If you were watching the bird feeder cam early yesterday morning – about 6:30AM my time (Central Time) – you would have seen a female Hairy Woodpecker on the hanging tubular peanut feeder with one of her juveniles. The juvenile looked like her, and you could tell it was a juvenile because she was feeding it peanuts. A male Common Grackle was on the platform feeder. The grackles also relish those peanuts and so he lunged at both of them to dislodge them from the feeder.
Grackles are big birds – bigger than Hairy Woodpeckers who are just a bit smaller than robins. And they are aggressive – particularly around feeders. They eat what they want, when they want, and they will push other birds around at will. But not this time. He lunged at that feeder and her juvenile immediately flew off to the nearby tree trunk. She held her ground leaned towards the grackle and snapped her beak several times. The grackle backed off and went back to the platform feeder. Her juvenile stayed on the tree trunk, but she kept eating peanuts. Several seconds later, while sitting on the platform feeder, the grackle looked right at her, arched his wings and puffed out his feathers so he looked much bigger than he actually was, then lunged at her again. And once again, she leaned towards him as he lunged, snapped her beak, and held her position. He went back to the platform feeder and she kept eating. He stared at her for some seconds and then flew to the ground unter the feeders and started eating. She stayed on that feeder for some time – calmly eating peanuts – and when she was finished, she flew to the tree trunk to join her juvenile – and she popped a peanut into its waiting mouth.

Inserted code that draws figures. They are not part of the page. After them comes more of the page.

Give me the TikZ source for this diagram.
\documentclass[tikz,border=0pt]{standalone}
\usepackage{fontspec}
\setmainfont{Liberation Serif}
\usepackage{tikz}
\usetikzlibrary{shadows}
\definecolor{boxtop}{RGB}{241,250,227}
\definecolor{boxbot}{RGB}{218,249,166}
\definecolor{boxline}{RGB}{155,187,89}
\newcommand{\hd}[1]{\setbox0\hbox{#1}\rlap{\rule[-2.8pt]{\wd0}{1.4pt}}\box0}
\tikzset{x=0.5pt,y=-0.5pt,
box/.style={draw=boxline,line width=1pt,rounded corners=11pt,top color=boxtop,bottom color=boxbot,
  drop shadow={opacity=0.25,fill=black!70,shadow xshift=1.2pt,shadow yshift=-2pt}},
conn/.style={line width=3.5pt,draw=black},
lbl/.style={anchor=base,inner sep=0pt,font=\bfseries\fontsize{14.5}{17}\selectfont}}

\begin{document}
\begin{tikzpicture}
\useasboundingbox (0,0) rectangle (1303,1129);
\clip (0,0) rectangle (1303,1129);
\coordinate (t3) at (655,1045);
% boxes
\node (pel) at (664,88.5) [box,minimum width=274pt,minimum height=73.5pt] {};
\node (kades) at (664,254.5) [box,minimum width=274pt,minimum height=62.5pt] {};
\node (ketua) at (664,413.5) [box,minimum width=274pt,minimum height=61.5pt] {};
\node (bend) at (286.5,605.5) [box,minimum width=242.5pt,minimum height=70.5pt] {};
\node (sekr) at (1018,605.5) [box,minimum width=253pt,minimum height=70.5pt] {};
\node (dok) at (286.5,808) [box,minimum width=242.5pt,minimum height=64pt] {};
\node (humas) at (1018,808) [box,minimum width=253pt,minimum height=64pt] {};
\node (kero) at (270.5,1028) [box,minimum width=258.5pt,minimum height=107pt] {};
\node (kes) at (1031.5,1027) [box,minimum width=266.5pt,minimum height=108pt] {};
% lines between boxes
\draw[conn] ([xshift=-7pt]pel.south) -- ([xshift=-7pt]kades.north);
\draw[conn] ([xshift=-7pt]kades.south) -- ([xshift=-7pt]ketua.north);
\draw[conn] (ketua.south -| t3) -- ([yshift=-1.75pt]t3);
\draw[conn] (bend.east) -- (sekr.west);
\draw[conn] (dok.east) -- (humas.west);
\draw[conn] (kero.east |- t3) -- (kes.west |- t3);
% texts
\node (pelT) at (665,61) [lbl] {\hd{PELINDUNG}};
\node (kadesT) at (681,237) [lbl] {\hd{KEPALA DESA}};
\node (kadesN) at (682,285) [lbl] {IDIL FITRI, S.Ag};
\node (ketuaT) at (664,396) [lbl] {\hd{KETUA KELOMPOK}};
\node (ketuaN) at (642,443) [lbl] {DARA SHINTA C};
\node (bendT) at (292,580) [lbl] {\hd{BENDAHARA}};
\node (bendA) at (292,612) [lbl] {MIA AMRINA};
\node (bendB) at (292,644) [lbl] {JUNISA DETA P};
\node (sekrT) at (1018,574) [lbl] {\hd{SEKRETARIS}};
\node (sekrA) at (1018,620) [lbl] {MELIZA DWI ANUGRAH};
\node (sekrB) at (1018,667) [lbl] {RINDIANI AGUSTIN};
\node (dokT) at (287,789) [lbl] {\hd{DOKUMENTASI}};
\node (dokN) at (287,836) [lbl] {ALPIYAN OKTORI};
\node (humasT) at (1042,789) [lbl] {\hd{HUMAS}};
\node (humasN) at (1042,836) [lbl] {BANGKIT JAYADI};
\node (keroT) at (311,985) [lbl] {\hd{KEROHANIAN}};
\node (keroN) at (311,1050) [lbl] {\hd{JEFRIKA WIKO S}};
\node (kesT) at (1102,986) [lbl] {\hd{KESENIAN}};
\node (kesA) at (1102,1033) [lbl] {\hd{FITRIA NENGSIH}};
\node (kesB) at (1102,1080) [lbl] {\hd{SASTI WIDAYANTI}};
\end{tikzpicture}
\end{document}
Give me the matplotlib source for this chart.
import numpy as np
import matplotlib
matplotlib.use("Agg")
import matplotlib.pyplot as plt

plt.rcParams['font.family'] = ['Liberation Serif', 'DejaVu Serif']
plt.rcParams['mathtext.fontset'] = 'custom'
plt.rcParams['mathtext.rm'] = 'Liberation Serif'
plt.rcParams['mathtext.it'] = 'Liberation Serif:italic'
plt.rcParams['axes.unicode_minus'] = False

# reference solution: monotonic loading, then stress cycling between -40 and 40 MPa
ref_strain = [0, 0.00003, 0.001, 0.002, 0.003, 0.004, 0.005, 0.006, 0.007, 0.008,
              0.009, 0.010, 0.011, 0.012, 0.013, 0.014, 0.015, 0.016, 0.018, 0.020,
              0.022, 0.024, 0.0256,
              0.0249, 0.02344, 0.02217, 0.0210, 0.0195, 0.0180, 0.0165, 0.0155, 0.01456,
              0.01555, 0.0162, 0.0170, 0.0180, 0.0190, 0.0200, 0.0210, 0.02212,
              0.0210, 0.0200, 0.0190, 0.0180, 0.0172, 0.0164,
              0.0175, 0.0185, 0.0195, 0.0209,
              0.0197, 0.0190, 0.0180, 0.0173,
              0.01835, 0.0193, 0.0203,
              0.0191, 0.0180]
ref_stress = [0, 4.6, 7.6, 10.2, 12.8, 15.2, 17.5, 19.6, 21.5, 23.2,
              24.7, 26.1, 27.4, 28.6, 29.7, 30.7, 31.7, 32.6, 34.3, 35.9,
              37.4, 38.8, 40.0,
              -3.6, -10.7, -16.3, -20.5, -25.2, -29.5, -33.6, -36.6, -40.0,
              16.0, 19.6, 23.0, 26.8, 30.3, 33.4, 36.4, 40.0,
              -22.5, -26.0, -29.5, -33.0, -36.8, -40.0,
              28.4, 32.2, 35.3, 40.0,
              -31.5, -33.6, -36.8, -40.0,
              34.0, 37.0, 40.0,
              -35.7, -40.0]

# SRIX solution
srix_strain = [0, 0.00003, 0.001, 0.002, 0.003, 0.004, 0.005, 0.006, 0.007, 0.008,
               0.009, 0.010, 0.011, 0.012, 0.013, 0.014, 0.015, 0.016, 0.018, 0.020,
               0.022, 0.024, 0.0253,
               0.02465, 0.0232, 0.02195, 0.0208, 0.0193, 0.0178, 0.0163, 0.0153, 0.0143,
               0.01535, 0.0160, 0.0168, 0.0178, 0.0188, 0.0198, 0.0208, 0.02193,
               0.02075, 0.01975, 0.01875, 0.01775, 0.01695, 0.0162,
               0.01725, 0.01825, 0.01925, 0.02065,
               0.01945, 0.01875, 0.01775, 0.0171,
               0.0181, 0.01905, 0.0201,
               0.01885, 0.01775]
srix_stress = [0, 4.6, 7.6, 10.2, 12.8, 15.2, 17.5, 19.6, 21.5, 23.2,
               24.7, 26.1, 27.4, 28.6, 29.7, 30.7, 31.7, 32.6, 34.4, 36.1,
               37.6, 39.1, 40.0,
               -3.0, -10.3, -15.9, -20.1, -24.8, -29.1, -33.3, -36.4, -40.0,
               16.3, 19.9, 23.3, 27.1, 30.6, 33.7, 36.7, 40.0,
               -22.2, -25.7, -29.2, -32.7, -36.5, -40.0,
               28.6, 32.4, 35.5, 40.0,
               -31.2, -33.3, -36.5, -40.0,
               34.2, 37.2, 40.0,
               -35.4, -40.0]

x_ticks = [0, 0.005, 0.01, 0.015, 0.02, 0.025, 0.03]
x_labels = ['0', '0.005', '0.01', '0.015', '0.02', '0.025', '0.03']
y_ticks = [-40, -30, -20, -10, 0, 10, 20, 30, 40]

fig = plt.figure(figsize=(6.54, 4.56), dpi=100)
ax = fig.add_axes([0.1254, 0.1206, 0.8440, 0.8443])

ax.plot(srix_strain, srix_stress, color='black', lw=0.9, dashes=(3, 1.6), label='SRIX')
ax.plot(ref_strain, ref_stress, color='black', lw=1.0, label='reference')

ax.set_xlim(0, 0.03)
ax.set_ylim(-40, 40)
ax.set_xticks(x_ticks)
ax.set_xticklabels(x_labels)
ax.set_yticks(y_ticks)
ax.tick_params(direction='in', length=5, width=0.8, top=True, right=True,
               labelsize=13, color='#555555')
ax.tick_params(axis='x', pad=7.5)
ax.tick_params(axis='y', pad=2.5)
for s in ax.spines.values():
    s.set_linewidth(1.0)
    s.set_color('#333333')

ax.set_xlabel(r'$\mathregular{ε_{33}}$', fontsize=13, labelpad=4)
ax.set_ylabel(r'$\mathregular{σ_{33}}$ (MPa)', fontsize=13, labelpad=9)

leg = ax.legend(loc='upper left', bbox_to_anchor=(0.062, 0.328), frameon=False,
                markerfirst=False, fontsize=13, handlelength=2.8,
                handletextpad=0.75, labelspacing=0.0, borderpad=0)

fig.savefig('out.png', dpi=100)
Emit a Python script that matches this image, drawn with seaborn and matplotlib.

The grackle immediately flew to the now free peanut feeder and began eating.
I never ever would have guessed this would be the outcome. I would have bet that male grackle would have immediately dislodged the smaller female Hairy Woodpecker at his first lunge and taken over that feeder. Never underestimate a female! I also imagined her puffing out her breast just a bit while saying to her juvenile, “And that’s how it’s done!”